Exercise task:
Among the lines below, list those containing the string "this".

BEGIN

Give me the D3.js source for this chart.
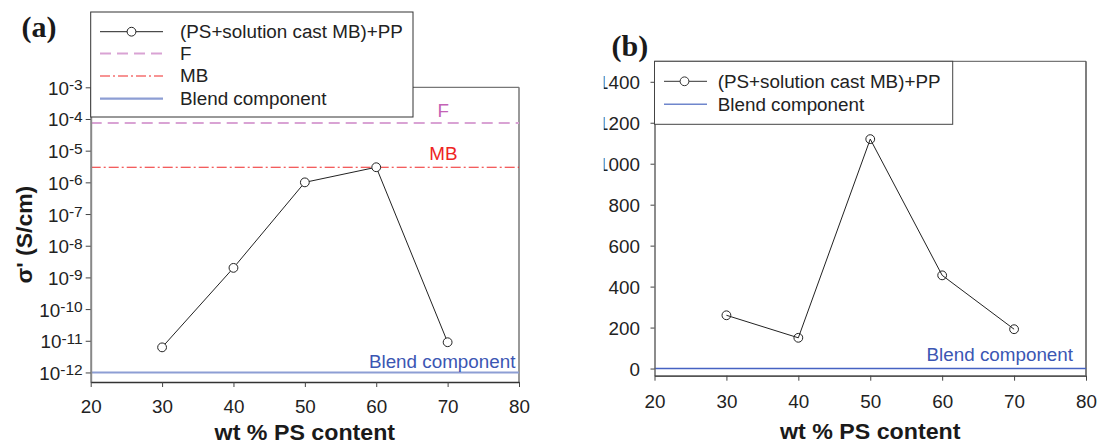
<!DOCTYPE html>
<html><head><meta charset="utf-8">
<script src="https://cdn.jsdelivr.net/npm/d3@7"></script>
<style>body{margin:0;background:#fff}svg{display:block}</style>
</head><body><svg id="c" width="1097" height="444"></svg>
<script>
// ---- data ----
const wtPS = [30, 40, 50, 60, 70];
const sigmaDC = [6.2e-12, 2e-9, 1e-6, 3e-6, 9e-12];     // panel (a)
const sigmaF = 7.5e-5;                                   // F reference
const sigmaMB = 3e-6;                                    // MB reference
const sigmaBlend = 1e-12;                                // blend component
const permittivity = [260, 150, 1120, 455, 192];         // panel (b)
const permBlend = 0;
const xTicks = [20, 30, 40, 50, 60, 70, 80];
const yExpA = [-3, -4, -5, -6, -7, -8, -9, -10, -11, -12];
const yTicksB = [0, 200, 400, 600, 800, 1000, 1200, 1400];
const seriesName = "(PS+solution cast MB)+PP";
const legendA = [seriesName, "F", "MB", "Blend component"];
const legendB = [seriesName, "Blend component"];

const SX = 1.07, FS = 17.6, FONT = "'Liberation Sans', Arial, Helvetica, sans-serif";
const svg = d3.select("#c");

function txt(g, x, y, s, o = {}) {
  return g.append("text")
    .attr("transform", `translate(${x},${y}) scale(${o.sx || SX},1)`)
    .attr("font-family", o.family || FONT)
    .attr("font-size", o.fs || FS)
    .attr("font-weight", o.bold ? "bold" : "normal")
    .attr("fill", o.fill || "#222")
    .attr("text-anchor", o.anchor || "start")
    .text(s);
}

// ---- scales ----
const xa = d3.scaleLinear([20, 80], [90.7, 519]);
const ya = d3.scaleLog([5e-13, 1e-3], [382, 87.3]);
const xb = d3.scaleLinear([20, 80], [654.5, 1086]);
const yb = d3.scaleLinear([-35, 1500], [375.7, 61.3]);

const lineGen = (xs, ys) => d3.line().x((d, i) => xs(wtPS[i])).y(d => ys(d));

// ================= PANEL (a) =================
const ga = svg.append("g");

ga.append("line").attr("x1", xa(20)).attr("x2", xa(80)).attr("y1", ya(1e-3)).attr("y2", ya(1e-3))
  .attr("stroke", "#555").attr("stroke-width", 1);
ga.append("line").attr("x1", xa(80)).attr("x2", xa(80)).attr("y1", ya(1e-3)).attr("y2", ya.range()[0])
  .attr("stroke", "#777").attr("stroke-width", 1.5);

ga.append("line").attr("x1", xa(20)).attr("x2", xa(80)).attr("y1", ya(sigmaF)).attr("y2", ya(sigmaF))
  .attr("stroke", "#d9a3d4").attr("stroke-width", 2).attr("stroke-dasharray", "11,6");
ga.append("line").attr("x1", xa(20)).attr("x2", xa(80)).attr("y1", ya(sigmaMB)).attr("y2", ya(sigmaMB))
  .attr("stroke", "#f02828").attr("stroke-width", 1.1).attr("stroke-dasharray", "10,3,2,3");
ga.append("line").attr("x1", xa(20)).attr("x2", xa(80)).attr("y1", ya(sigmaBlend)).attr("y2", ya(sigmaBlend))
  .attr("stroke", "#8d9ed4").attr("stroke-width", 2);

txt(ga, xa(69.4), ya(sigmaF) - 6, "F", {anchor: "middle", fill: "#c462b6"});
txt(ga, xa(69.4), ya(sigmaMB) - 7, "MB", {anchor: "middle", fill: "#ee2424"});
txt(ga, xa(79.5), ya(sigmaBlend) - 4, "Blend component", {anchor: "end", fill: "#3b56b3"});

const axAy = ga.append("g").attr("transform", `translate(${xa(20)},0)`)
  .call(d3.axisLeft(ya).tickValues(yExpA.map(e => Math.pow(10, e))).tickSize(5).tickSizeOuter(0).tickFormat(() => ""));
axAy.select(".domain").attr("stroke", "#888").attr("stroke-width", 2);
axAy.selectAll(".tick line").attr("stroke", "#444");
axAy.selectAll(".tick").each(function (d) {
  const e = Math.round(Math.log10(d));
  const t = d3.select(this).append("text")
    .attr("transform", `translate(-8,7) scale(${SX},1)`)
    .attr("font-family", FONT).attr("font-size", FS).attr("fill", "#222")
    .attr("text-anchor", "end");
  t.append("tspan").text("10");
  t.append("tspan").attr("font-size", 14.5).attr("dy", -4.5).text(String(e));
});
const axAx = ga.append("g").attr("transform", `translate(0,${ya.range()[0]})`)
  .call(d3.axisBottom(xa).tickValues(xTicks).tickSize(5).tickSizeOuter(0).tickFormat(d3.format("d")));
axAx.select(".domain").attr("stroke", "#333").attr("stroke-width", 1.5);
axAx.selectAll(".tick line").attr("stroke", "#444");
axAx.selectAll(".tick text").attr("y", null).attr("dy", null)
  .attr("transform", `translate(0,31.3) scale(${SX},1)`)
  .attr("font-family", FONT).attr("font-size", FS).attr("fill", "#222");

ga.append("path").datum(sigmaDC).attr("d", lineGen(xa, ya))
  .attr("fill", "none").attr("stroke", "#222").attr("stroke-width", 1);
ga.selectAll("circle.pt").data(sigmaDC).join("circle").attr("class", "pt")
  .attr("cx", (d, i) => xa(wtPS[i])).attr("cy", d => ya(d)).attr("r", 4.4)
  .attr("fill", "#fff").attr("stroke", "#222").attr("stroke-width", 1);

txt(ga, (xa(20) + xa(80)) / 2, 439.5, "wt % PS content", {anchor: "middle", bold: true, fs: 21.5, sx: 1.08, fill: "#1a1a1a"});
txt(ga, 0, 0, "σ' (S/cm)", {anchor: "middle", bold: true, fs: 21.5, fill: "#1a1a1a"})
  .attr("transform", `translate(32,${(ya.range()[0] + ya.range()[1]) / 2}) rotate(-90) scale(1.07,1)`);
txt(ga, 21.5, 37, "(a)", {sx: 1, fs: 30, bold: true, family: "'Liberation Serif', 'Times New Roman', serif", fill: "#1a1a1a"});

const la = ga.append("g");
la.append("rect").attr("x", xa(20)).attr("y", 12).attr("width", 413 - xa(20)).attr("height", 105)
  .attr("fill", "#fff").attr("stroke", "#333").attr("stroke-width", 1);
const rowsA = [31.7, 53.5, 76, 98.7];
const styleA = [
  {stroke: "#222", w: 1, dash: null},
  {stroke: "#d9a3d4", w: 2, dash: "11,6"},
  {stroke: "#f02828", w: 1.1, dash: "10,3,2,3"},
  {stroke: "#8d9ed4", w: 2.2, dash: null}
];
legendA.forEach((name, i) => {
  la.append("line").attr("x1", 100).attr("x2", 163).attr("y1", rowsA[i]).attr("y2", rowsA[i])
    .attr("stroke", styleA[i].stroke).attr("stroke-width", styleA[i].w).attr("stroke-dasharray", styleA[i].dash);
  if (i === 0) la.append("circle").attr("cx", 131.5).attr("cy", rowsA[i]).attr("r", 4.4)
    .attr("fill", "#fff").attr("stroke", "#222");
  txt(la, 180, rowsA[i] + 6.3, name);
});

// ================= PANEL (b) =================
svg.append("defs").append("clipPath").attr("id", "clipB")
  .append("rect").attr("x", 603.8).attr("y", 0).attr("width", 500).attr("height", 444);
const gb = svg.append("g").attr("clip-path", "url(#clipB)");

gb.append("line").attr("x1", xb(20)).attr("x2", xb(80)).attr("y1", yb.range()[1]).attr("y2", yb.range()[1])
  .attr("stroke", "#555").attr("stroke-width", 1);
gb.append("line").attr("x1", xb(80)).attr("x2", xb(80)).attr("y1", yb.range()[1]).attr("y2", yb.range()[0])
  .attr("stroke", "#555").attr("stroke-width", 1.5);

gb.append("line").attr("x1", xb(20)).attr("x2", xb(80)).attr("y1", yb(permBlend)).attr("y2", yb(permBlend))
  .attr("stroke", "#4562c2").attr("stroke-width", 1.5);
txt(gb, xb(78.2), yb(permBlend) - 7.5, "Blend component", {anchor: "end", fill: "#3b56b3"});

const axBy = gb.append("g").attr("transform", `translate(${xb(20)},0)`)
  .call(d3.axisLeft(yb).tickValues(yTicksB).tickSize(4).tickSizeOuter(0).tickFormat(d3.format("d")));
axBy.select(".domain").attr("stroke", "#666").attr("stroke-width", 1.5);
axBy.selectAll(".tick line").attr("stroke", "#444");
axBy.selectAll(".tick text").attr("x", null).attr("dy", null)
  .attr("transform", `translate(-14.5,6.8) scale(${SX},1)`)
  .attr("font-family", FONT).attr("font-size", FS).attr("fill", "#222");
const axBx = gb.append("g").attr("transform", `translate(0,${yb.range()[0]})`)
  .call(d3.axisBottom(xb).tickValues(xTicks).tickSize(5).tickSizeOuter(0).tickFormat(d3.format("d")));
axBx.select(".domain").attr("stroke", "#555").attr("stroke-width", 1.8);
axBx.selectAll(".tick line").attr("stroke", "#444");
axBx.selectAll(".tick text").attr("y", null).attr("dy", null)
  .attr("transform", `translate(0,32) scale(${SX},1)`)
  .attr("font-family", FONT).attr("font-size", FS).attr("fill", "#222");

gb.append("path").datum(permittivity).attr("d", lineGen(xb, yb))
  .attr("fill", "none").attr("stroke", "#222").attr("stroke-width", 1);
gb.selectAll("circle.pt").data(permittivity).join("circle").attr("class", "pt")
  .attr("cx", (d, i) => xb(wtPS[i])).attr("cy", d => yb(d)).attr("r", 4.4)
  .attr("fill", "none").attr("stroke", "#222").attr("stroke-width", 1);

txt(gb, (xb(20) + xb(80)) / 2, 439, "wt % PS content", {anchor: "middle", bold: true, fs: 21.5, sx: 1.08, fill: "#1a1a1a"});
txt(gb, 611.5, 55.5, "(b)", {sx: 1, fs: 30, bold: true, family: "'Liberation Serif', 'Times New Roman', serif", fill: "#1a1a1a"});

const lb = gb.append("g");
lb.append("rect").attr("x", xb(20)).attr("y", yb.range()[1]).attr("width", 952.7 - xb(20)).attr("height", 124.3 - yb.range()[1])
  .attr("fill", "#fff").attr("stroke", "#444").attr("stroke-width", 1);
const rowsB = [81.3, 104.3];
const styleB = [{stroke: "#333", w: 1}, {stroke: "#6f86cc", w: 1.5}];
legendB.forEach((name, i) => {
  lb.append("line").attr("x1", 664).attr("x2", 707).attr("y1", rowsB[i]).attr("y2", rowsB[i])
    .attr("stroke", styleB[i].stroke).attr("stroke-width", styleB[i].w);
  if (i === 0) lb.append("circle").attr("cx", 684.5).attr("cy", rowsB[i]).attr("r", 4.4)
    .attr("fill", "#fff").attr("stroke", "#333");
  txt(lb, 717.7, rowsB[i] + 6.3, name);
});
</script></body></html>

END

The result:
Give me the D3.js source for this chart.
  const t = d3.select(this).append("text")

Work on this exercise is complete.